President Donald Trump’s son-in-law, Jared Kushner, will be questioned by the Senate Intelligence Committee as part of its investigation into Russian meddling into the US election, a White House spokesman said Monday, according to the New York Times.
The Senate committee sought Kushner, who is a key adviser to the President, as part of its investigation, according to the report.
“Throughout the campaign and transition, Jared Kushner served as the official primary point of contact with foreign governments and officials,” the White House spokesman told CNN Monday.
House investigators set the stage last week with a bombshell revelation last Monday that FBI Director James Comey is investigating ties between Trump’s top campaign aides and Russian officials along with calls from some Democrats Friday for Rep.

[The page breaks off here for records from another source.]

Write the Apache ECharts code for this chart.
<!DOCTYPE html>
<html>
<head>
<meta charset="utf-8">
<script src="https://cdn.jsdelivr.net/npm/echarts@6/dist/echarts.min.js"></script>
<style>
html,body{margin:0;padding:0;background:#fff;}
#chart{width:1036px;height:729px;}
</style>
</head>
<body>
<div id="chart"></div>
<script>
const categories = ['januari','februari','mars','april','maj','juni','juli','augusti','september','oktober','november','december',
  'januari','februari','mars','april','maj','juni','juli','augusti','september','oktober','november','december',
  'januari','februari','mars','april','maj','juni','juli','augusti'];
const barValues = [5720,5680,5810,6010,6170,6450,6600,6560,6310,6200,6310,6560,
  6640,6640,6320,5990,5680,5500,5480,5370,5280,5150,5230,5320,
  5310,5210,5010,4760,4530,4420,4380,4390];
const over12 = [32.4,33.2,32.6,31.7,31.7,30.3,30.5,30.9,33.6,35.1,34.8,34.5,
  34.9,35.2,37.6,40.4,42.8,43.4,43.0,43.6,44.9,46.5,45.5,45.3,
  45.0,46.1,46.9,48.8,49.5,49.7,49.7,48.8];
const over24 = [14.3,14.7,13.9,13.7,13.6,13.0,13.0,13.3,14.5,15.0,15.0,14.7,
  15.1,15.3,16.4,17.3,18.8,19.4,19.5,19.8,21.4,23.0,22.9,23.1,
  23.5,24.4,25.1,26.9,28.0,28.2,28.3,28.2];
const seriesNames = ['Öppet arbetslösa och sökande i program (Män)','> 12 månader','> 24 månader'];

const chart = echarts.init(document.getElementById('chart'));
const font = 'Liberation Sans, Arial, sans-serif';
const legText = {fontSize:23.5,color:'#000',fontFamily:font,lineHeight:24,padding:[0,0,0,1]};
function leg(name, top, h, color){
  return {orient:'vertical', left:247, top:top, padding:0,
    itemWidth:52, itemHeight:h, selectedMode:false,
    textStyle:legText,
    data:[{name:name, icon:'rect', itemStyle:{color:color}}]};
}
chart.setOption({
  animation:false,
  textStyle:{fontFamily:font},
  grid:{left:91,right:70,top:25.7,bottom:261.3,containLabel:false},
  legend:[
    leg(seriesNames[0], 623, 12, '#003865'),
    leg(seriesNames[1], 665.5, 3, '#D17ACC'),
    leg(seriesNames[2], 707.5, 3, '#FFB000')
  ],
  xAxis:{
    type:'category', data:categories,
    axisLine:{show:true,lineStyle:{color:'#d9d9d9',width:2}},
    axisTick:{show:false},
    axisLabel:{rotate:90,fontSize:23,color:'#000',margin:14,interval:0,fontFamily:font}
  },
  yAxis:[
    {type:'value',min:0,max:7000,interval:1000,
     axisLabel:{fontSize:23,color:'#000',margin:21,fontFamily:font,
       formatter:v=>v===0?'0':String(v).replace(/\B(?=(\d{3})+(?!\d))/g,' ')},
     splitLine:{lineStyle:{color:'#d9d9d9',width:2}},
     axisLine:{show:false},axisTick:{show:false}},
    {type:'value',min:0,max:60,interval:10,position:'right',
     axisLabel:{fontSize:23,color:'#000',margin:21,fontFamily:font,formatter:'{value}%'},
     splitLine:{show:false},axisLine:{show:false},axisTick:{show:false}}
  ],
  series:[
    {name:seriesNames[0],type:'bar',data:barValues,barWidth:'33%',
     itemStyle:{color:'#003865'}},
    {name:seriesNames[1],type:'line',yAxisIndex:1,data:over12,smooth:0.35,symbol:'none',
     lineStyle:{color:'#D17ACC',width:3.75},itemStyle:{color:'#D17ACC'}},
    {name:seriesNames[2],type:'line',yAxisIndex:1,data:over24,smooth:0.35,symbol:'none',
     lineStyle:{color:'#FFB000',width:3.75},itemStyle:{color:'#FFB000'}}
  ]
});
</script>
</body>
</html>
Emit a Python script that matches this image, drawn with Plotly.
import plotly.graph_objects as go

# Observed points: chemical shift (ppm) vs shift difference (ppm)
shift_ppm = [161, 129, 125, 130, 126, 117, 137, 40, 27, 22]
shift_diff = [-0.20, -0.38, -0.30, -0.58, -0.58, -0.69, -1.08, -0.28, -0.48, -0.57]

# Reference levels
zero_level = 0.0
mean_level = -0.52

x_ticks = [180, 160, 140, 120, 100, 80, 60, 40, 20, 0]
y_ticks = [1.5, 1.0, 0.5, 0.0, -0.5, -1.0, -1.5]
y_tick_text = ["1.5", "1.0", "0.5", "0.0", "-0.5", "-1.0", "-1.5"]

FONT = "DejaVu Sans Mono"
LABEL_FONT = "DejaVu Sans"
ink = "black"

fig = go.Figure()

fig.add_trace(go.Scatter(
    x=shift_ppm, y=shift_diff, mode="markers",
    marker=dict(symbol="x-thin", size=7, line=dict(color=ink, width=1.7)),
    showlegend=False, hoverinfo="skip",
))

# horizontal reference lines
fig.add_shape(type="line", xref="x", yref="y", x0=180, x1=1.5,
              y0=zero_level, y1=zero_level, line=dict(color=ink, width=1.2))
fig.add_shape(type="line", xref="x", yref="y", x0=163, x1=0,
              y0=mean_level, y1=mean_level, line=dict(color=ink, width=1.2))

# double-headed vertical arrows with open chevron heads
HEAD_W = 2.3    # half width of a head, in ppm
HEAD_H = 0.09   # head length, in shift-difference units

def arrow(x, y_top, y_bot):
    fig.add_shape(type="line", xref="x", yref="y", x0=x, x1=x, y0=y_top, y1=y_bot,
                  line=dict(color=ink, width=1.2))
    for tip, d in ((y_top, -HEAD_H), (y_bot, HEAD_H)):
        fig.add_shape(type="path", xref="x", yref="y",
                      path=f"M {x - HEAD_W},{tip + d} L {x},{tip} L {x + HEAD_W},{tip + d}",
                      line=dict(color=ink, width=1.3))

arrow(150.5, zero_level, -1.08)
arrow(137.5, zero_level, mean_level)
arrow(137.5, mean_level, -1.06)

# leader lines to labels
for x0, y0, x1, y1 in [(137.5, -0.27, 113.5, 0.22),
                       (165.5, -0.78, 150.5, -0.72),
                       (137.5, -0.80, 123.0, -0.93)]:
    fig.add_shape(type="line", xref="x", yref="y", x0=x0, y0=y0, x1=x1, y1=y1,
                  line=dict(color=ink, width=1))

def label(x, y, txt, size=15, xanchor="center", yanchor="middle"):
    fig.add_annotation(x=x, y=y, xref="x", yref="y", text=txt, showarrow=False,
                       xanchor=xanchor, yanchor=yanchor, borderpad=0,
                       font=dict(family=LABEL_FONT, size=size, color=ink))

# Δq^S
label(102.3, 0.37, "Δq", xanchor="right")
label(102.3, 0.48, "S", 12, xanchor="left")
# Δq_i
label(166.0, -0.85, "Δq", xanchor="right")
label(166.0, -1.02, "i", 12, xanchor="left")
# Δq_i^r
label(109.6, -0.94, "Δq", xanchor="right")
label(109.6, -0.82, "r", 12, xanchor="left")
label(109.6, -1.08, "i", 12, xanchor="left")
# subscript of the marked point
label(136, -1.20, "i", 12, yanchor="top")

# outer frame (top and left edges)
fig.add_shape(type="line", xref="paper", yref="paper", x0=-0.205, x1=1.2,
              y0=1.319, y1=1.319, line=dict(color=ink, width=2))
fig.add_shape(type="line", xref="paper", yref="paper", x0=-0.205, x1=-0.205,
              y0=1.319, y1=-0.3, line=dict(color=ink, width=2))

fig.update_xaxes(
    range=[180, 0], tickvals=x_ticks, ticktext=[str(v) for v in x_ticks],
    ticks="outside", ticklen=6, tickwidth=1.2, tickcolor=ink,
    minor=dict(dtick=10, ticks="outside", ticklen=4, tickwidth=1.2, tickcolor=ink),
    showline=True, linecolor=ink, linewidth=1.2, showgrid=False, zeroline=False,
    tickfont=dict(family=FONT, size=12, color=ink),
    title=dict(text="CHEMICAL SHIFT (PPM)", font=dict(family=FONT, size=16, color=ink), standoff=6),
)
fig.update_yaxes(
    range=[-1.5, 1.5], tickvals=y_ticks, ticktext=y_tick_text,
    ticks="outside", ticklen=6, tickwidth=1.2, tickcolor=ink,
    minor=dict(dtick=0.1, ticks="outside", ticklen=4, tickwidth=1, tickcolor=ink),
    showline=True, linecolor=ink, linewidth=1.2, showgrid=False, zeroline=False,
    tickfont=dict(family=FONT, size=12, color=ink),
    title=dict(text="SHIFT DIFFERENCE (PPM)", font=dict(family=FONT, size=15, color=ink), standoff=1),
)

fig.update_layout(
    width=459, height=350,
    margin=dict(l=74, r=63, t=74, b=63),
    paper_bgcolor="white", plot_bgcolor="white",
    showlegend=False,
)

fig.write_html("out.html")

Devin Nunes of California to step down as chairman of the House Intelligence Committee.
Comey’s revelation set off an immediate firestorm, punctuated in part by Trump tweeting commentary from the official White House account while the hearing was still going on and White House Press Secretary Sean Spicer offering the shocking — and inaccurate claim that former Trump campaign chairman Paul Manafort played a “very limited role” last year.
And Comey also shot down Trump’s claims he was wiretapped in Trump Tower by former President Barack Obama.

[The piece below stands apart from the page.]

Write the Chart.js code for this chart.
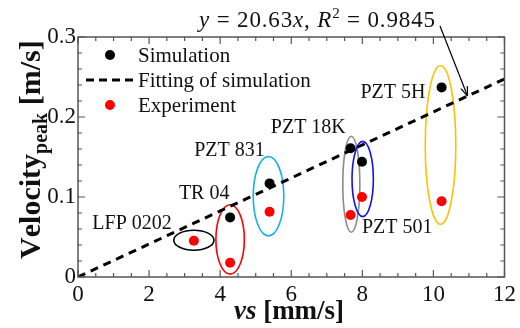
<!DOCTYPE html>
<html>
<head>
<meta charset="utf-8">
<script src="https://cdn.jsdelivr.net/npm/chart.js@4.4.0/dist/chart.umd.min.js"></script>
<style>
  html, body { margin: 0; padding: 0; background: #fff; }
  #wrap { width: 520px; height: 328px; }
</style>
</head>
<body>
<div id="wrap"><canvas id="chart" width="520" height="328"></canvas></div>
<script>
// simulation points (black)
const simX = [4.28, 5.39, 7.67, 7.99, 10.23];
const simY = [0.0745, 0.117, 0.161, 0.144, 0.237];
// experiment points (red)
const expX = [3.26, 4.28, 5.39, 7.67, 7.99, 10.23];
const expY = [0.0454, 0.0178, 0.0816, 0.0775, 0.100, 0.0946];
// fitting line y = 20.63x (vs in mm/s)
const fitX = [0, 12];
const fitY = [0, 0.2476];

// material labels
const matNames = ['LFP 0202', 'TR 04', 'PZT 831', 'PZT 18K', 'PZT 501', 'PZT 5H'];
const matX = [1.52, 3.55, 4.26, 6.48, 8.98, 8.86];
const matY = [0.066, 0.104, 0.1575, 0.186, 0.061, 0.230];

// grouping ellipses (center and half axes in data units)
const ellX = [3.26, 4.28, 5.36, 7.69, 8.01, 10.20];
const ellY = [0.046, 0.047, 0.101, 0.116, 0.1225, 0.165];
const ellRx = [0.565, 0.40, 0.43, 0.24, 0.30, 0.43];
const ellRy = [0.0125, 0.0434, 0.0496, 0.060, 0.047, 0.099];
const ellColors = ['#000000', '#ff0000', '#16b0ec', '#8a8a8a', '#1414e6', '#ffc000'];

const xTicks = [0, 2, 4, 6, 8, 10, 12];
const yTicks = [0, 0.1, 0.2, 0.3];

const SERIF = "'Liberation Serif', 'Times New Roman', serif";
const frameColor = '#555';

function pts(xs, ys){ return xs.map((x, i) => ({x: x, y: ys[i]})); }

// frame + inward ticks on all four sides
const frameTicks = {
  id: 'frameTicks',
  afterDatasetsDraw(chart){
    const {ctx, chartArea: a, scales: {x, y}} = chart;
    ctx.save();
    ctx.strokeStyle = frameColor;
    ctx.lineWidth = 1.5;
    ctx.strokeRect(a.left, a.top, a.right - a.left, a.bottom - a.top);
    ctx.lineWidth = 1.2;
    ctx.beginPath();
    for (let i = 0; i <= 24; i++) {
      const px = x.getPixelForValue(i * 0.5);
      const len = i % 4 == 0 ? 7 : 4;
      ctx.moveTo(px, a.bottom); ctx.lineTo(px, a.bottom - len);
      ctx.moveTo(px, a.top); ctx.lineTo(px, a.top + len);
    }
    for (let i = 0; i <= 15; i++) {
      const py = y.getPixelForValue(i * 0.02);
      const len = i % 5 == 0 ? 7 : 4;
      ctx.moveTo(a.left, py); ctx.lineTo(a.left + len, py);
      ctx.moveTo(a.right, py); ctx.lineTo(a.right - len, py);
    }
    ctx.stroke();
    ctx.restore();
  }
};

// ellipses around the material pairs
const ellipses = {
  id: 'ellipses',
  beforeDatasetsDraw(chart){
    const {ctx, scales: {x, y}} = chart;
    ctx.save();
    ctx.lineWidth = 1.6;
    ellX.forEach((cx, i) => {
      const px = x.getPixelForValue(cx), py = y.getPixelForValue(ellY[i]);
      const rx = x.getPixelForValue(cx + ellRx[i]) - px;
      const ry = py - y.getPixelForValue(ellY[i] + ellRy[i]);
      ctx.strokeStyle = ellColors[i];
      ctx.beginPath();
      ctx.ellipse(px, py, rx, ry, 0, 0, Math.PI * 2);
      ctx.stroke();
    });
    ctx.restore();
  }
};

// draws text pieces one after another, with optional extra space per char
function drawPieces(ctx, pieces, x0, y0, gap){
  let x = x0;
  gap = gap || 0;
  pieces.forEach(p => {
    ctx.font = p.font;
    for (const ch of p.t) {
      ctx.fillText(ch, x, y0 + (p.dy || 0));
      x += ctx.measureText(ch).width + gap;
    }
  });
  return x;
}
function piecesWidth(ctx, pieces){
  let w = 0;
  pieces.forEach(p => { ctx.font = p.font; w += ctx.measureText(p.t).width; });
  return w;
}
function charCount(pieces){ return pieces.reduce((n, p) => n + p.t.length, 0); }

// labels, legend, titles, annotation
const decorations = {
  id: 'decorations',
  afterDraw(chart){
    const {ctx, chartArea: a, scales: {x, y}} = chart;
    ctx.save();
    ctx.fillStyle = '#111';
    ctx.textBaseline = 'middle';
    ctx.textAlign = 'center';
    ctx.font = '20px ' + SERIF;
    matNames.forEach((n, i) => {
      ctx.fillText(n, x.getPixelForValue(matX[i]), y.getPixelForValue(matY[i]));
    });

    // legend
    ctx.textAlign = 'left';
    ctx.font = '21px ' + SERIF;
    ctx.fillStyle = '#000';
    ctx.beginPath(); ctx.arc(110, 55, 5, 0, Math.PI * 2); ctx.fill();
    ctx.fillStyle = '#111';
    ctx.fillText('Simulation', 138, 56);
    ctx.strokeStyle = '#000'; ctx.lineWidth = 3; ctx.setLineDash([8, 5]);
    ctx.beginPath(); ctx.moveTo(86, 80); ctx.lineTo(135, 80); ctx.stroke();
    ctx.setLineDash([]);
    ctx.fillText('Fitting of simulation', 138, 81);
    ctx.fillStyle = '#ff0000';
    ctx.beginPath(); ctx.arc(110, 105, 5, 0, Math.PI * 2); ctx.fill();
    ctx.fillStyle = '#111';
    ctx.fillText('Experiment', 138, 106);

    // equation annotation, spread to the width of the original
    ctx.textBaseline = 'alphabetic';
    const eq = [
      {t: 'y', font: 'italic 23px ' + SERIF},
      {t: ' = 20.63', font: '23px ' + SERIF},
      {t: 'x', font: 'italic 23px ' + SERIF},
      {t: ', ', font: '23px ' + SERIF},
      {t: 'R', font: 'italic 23px ' + SERIF},
      {t: '2', font: '15px ' + SERIF, dy: -9},
      {t: ' = 0.9845', font: '23px ' + SERIF}
    ];
    const eqW = piecesWidth(ctx, eq);
    const eqGap = Math.max(0, (236 - eqW) / (charCount(eq) - 1));
    drawPieces(ctx, eq, 199, 27, eqGap);

    // arrow to the fitting line
    const ax = x.getPixelForValue(10.96), ay = y.getPixelForValue(fitY[1] * 10.96 / fitX[1]);
    const sx = 440, sy = 26;
    ctx.strokeStyle = '#000'; ctx.lineWidth = 1.2;
    ctx.beginPath(); ctx.moveTo(sx, sy); ctx.lineTo(ax, ay); ctx.stroke();
    const ang = Math.atan2(ay - sy, ax - sx);
    ctx.beginPath();
    ctx.moveTo(ax, ay);
    ctx.lineTo(ax - 10 * Math.cos(ang - 0.35), ay - 10 * Math.sin(ang - 0.35));
    ctx.moveTo(ax, ay);
    ctx.lineTo(ax - 10 * Math.cos(ang + 0.35), ay - 10 * Math.sin(ang + 0.35));
    ctx.stroke();

    // x title
    ctx.fillStyle = '#111';
    const xt = [
      {t: 'vs', font: 'italic bold 27px ' + SERIF},
      {t: ' [mm/s]', font: 'bold 27px ' + SERIF}
    ];
    const xw = piecesWidth(ctx, xt);
    drawPieces(ctx, xt, 289 - xw / 2, 319);

    // y title (rotated)
    const yt = [
      {t: 'Velocity', font: 'bold 30px ' + SERIF},
      {t: 'peak', font: 'bold 20px ' + SERIF, dy: 7},
      {t: ' [m/s]', font: 'bold 30px ' + SERIF}
    ];
    const yw = piecesWidth(ctx, yt);
    ctx.translate(40, 151);
    ctx.rotate(-Math.PI / 2);
    drawPieces(ctx, yt, -yw / 2, 0);
    ctx.restore();
  }
};

new Chart(document.getElementById('chart'), {
  type: 'scatter',
  data: {
    datasets: [
      {
        type: 'line',
        data: pts(fitX, fitY),
        borderColor: '#000',
        borderWidth: 3,
        borderDash: [8, 6],
        pointRadius: 0,
        fill: false
      },
      {
        data: pts(simX, simY),
        backgroundColor: '#000',
        borderWidth: 0,
        pointRadius: 5
      },
      {
        data: pts(expX, expY),
        backgroundColor: '#ff0000',
        borderWidth: 0,
        pointRadius: 5
      }
    ]
  },
  options: {
    responsive: false,
    animation: false,
    layout: { padding: { top: 37, right: 10, left: 0, bottom: 0 } },
    plugins: { legend: { display: false }, tooltip: { enabled: false } },
    scales: {
      x: {
        type: 'linear', min: 0, max: 12,
        afterFit: s => { s.height = 51; },
        afterBuildTicks: s => { s.ticks = xTicks.map(v => ({value: v})); },
        grid: { display: false, drawTicks: false },
        border: { display: false },
        ticks: { padding: 4, color: '#111', font: { family: SERIF, size: 23 } }
      },
      y: {
        type: 'linear', min: 0, max: 0.3,
        afterFit: s => { s.width = 78; },
        afterBuildTicks: s => { s.ticks = yTicks.map(v => ({value: v})); },
        grid: { display: false, drawTicks: false },
        border: { display: false },
        ticks: { padding: 2, color: '#111', font: { family: SERIF, size: 23 },
          callback: v => v == 0 ? '0' : v.toFixed(1) }
      }
    }
  },
  plugins: [ellipses, frameTicks, decorations]
});
</script>
</body>
</html>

But two days later, in an unprecedented breach of justice, Devin Nunes effectively revived Trump’s wiretap claims by reporting that Trump’s own communications may have been picked up in “incidental” collections by domestic spies. Nunes then went to Trump directly with his findings — but never told Democrats on his own committee. Trump said he felt “somewhat” vindicated by Nunes’ findings.

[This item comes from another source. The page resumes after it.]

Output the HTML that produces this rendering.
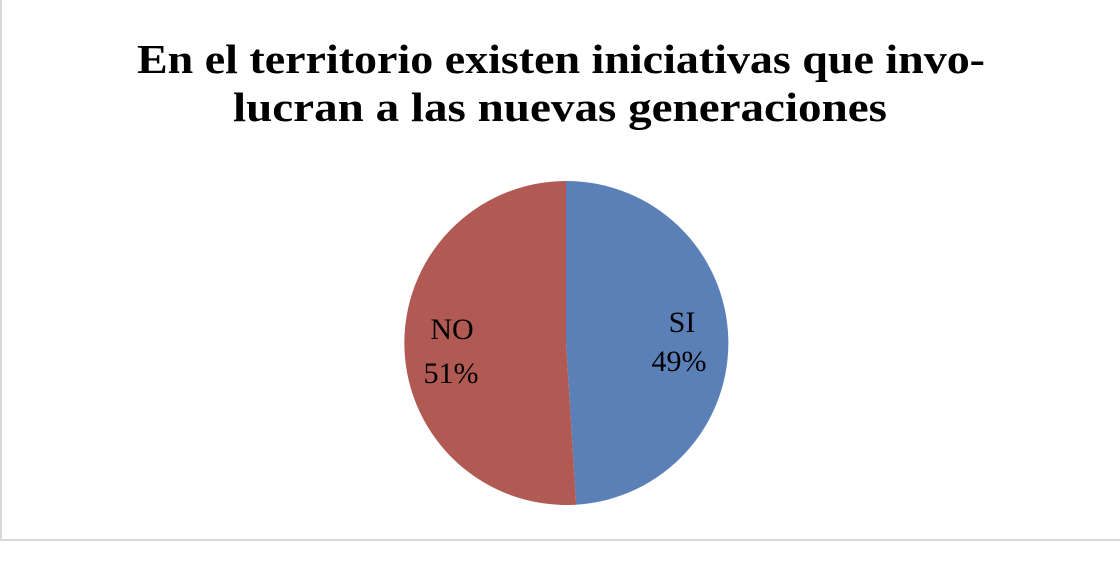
<!DOCTYPE html>
<html><head><meta charset="utf-8"><style>
html,body{margin:0;padding:0;background:#fff;}
</style></head><body>
<svg width="1120" height="556" xmlns="http://www.w3.org/2000/svg">
<rect x="0" y="0" width="1120" height="556" fill="#fff"/>
<rect x="0" y="0" width="2" height="541" fill="#d9d9d9"/>
<rect x="0" y="539" width="1120" height="2" fill="#d9d9d9"/>
<g font-family="Liberation Serif, serif" font-weight="bold" font-size="41" fill="#000" text-anchor="middle">
<text x="561" y="73" textLength="848" lengthAdjust="spacingAndGlyphs">En el territorio existen iniciativas que invo-</text>
<text x="560" y="121" textLength="654" lengthAdjust="spacingAndGlyphs">lucran a las nuevas generaciones</text>
</g>
<path d="M566,343 L566,181 A162,162 0 0,1 576.2,504.7 Z" fill="#5b80b8"/>
<path d="M566,343 L576.2,504.7 A162,162 0 1,1 566,181 Z" fill="#b05a53"/>
<g font-family="Liberation Serif, serif" font-size="30" fill="#000" text-anchor="middle">
<text x="682" y="332">SI</text>
<text x="679" y="371">49%</text>
<text x="452" y="339">NO</text>
<text x="451" y="383">51%</text>
</g>
</svg>
</body></html>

The fiasco set off a firestorm of allegations from top Democrats that Nunes was colluding with the White House. He also later apologized to Democratic members of the committee.
On Friday, Democrats were up in arms after Nunes arbitrarily canceled a public hearing scheduled for this Tuesday, and replaced it with a closed-door briefing from Comey and NSA Director Mike Rogers.
By the end of the week, a Democratic source on the House Intelligence Committee was convinced that Nunes was trying to “suicide bomb” their investigation to shield Trump from the criminal investigation and potential impeachment.